Zetachain Mainnet Is Not Producing Blocks

Write-up

Incident Summary

On October 31, 2024, at 4:49 PM PDT, the ZetaChain mainnet experienced a network halt that lasted for approximately 6 hours and 30 minutes. The outage was caused by a consensus failure following a partial deployment of version 20.0.6 of the node software, which contained a new supply verification check that proved to be consensus-breaking despite the initial assessment that it was safe to deploy. The network was successfully restored by rolling back the node software to version 20.0.5 and coordinating with validators who had installed v20.0.6 to resync their nodes.

Impact

Complete halt of mainnet block production
Temporary suspension of all cross-chain transactions
Network downtime of 6 hours and 30 minutes

Root Cause

The immediate technical cause was a consensus failure triggered by a new supply verification check introduced in v20.0.6. This feature, intended to add additional verification on ZETA deposits into ZetaChain, unexpectedly the modified gas calculations for ZETA deposits, leading to consensus disagreement among validators.
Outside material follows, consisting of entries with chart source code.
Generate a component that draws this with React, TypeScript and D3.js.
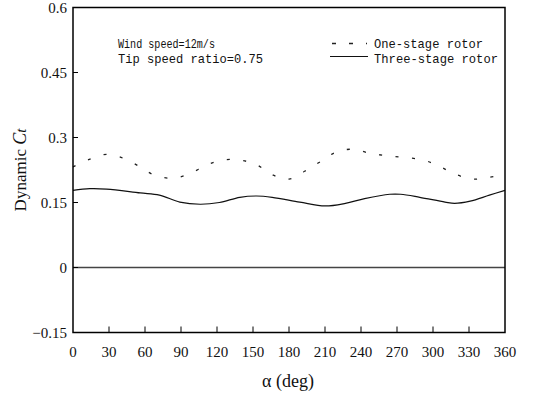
import React from "react";
import * as d3 from "d3";

const xTicks = [0, 30, 60, 90, 120, 150, 180, 210, 240, 270, 300, 330, 360];
const yTicks = [-0.15, 0, 0.15, 0.3, 0.45, 0.6];
const yTickLabels = ["-0.15", "0", "0.15", "0.3", "0.45", "0.6"];

const oneStageAngles = [0, 13, 28, 42, 56, 68, 83, 97, 111, 125, 139, 153, 167, 180, 193, 206, 219, 233, 247, 261, 276, 292, 305, 318, 333, 347, 360];
const oneStage = [0.232, 0.249, 0.261, 0.252, 0.232, 0.213, 0.206, 0.216, 0.236, 0.248, 0.248, 0.237, 0.213, 0.204, 0.222, 0.244, 0.266, 0.273, 0.264, 0.258, 0.254, 0.248, 0.234, 0.216, 0.204, 0.208, 0.215];

const threeStageAngles = [0, 14, 28, 56, 72, 89, 106, 122, 139, 153, 166, 189, 210, 227, 243, 264, 273, 289, 310, 318, 331, 347, 360];
const threeStage = [0.178, 0.182, 0.181, 0.172, 0.167, 0.151, 0.146, 0.150, 0.162, 0.165, 0.162, 0.151, 0.142, 0.148, 0.159, 0.169, 0.169, 0.162, 0.151, 0.148, 0.153, 0.167, 0.178];

const W = 546, H = 394;
const L = 73, R = 505, T = 7.5, B = 332.5;

export default function App() {
  const x = d3.scaleLinear().domain([0, 360]).range([L, R]);
  const y = d3.scaleLinear().domain([-0.15, 0.6]).range([B, T]);
  const line = d3.line<[number, number]>().x(d => x(d[0])).y(d => y(d[1])).curve(d3.curveCatmullRom);
  const one = line(oneStageAngles.map((a, i) => [a, oneStage[i]] as [number, number])) || "";
  const three = line(threeStageAngles.map((a, i) => [a, threeStage[i]] as [number, number])) || "";
  const serif = "'Liberation Serif', 'DejaVu Serif', serif";
  const mono = "'Liberation Mono', 'DejaVu Sans Mono', monospace";
  return (
    <svg width={W} height={H} style={{ position: "absolute", left: 0, top: 0, background: "#fff" }}>
      <rect x={0} y={0} width={W} height={H} fill="#fff" />
      <line x1={L} x2={R} y1={y(0)} y2={y(0)} stroke="#444" strokeWidth={1.4} />
      <path d={one} fill="none" stroke="#222" strokeWidth={1.3} strokeDasharray="3,13.5" />
      <path d={three} fill="none" stroke="#111" strokeWidth={1.2} />
      <rect x={L} y={T} width={R - L} height={B - T} fill="none" stroke="#000" strokeWidth={1.5} />
      {xTicks.map(t => (
        <g key={"x" + t}>
          {t > 0 && t < 360 && <line x1={x(t)} x2={x(t)} y1={B} y2={B - 6} stroke="#000" strokeWidth={1} />}
          <text x={x(t)} y={357} textAnchor="middle" fontFamily={serif} fontSize={15} fill="#111">{t}</text>
        </g>
      ))}
      {yTicks.map((t, i) => (
        <g key={"y" + t}>
          {i > 0 && i < yTicks.length - 1 && <line x1={L} x2={L + 5} y1={y(t)} y2={y(t)} stroke="#000" strokeWidth={1} />}
          <text x={67} y={y(t) + 5} textAnchor="end" fontFamily={serif} fontSize={15} fill="#111">{yTickLabels[i].replace("-", "\u2212")}</text>
        </g>
      ))}
      <text x={288} y={387} textAnchor="middle" fontFamily={serif} fontSize={18} fill="#111">α (deg)</text>
      <text transform="translate(26,170) rotate(-90)" textAnchor="middle" fontFamily={serif} fontSize={17} fill="#111">
        Dynamic <tspan fontStyle="italic" fontSize={18}>C</tspan><tspan fontStyle="italic" fontSize={15}>t</tspan>
      </text>
      <text x={118} y={48} fontFamily={mono} fontSize={13.5} textLength={97} lengthAdjust="spacingAndGlyphs" fill="#111">Wind speed=12m/s</text>
      <text x={118} y={62.5} fontFamily={mono} fontSize={13.5} textLength={145} lengthAdjust="spacingAndGlyphs" fill="#111">Tip speed ratio=0.75</text>
      <line x1={332} x2={367} y1={43.5} y2={43.5} stroke="#222" strokeWidth={1.3} strokeDasharray="4,13" />
      <line x1={330} x2={368} y1={56.5} y2={56.5} stroke="#111" strokeWidth={1.2} />
      <text x={374} y={48} fontFamily={mono} fontSize={13.5} textLength={109} lengthAdjust="spacingAndGlyphs" fill="#111">One-stage rotor</text>
      <text x={374} y={62.5} fontFamily={mono} fontSize={13.5} textLength={124} lengthAdjust="spacingAndGlyphs" fill="#111">Three-stage rotor</text>
    </svg>
  );
}
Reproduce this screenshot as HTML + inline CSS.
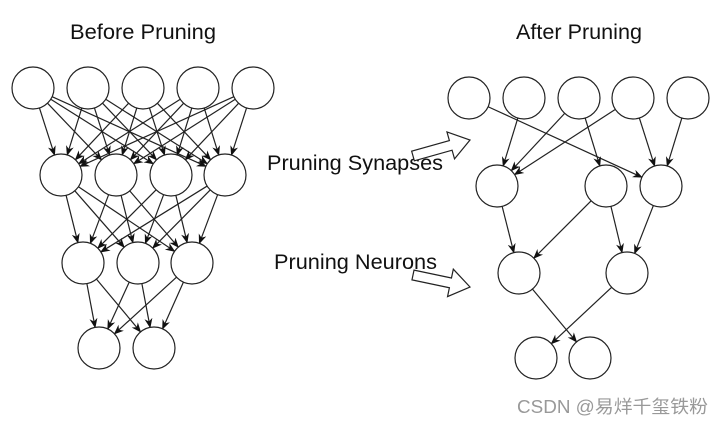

The lengthy recovery time for this incident was related to resyncing and recovering the nodes which had attempted to use the v20.0.6 release. By the time snapshots were recovered on the nodes, there were 150\+ rounds of the CometBFT consensus process and the exponential back off timer from previously failed rounds had made it very difficult for nodes to catch back up with the majority of the network.

Resolution

The incident was resolved through the following steps:

Identification of the consensus-breaking change in v20.0.6
Decision to roll back to a previously stable version \(V20.0.\[3-5\]\)
Coordination among validators to resync their nodes using snapshots

Key Learnings

Technical Insights
- State reading operations can unexpectedly affect gas calculations
- The longer the network is halted, the longer it takes to recovery due to CometBFT's voting backoff
- Optimized voting timeouts can significantly improve recovery speed when dealing with a large number of CometBFT consensus rounds.
Process Improvements
- Enhanced testing procedures needed for identifying consensus-breaking changes
- More robust deployment processes for patches
- Improved automation needed for rapid recovery of ZetaChain operated nodes

Preventive Measures

We are implementing several improvements to prevent similar incidents:

Technical Process Improvements
- Enhancing testing procedures to identify consensus impacting changes
- Implementing stricter criteria for rapid deployments
- Establishing clear processes for rapid patch deployment
- Optimizing node recovery procedures
Operational Changes
- Enhancing validator coordination procedures
- Improving emergency response protocols
- Strengthening communication channels with node operators

Conclusion

While this incident resulted in significant downtime, it has provided valuable insights for improving network infrastructure and processes. We remain committed to maintaining the stability and security of the ZetaChain network and will continue to implement these learnings to prevent similar incidents in the future.

We appreciate the community's patience and support during the resolution of this incident, and we thank our validator partners for their swift cooperation in restoring network operations. Especially ITRocket and Polkachu who’s small snapshots and fast download speeds helped some operators to quickly restore their nodes.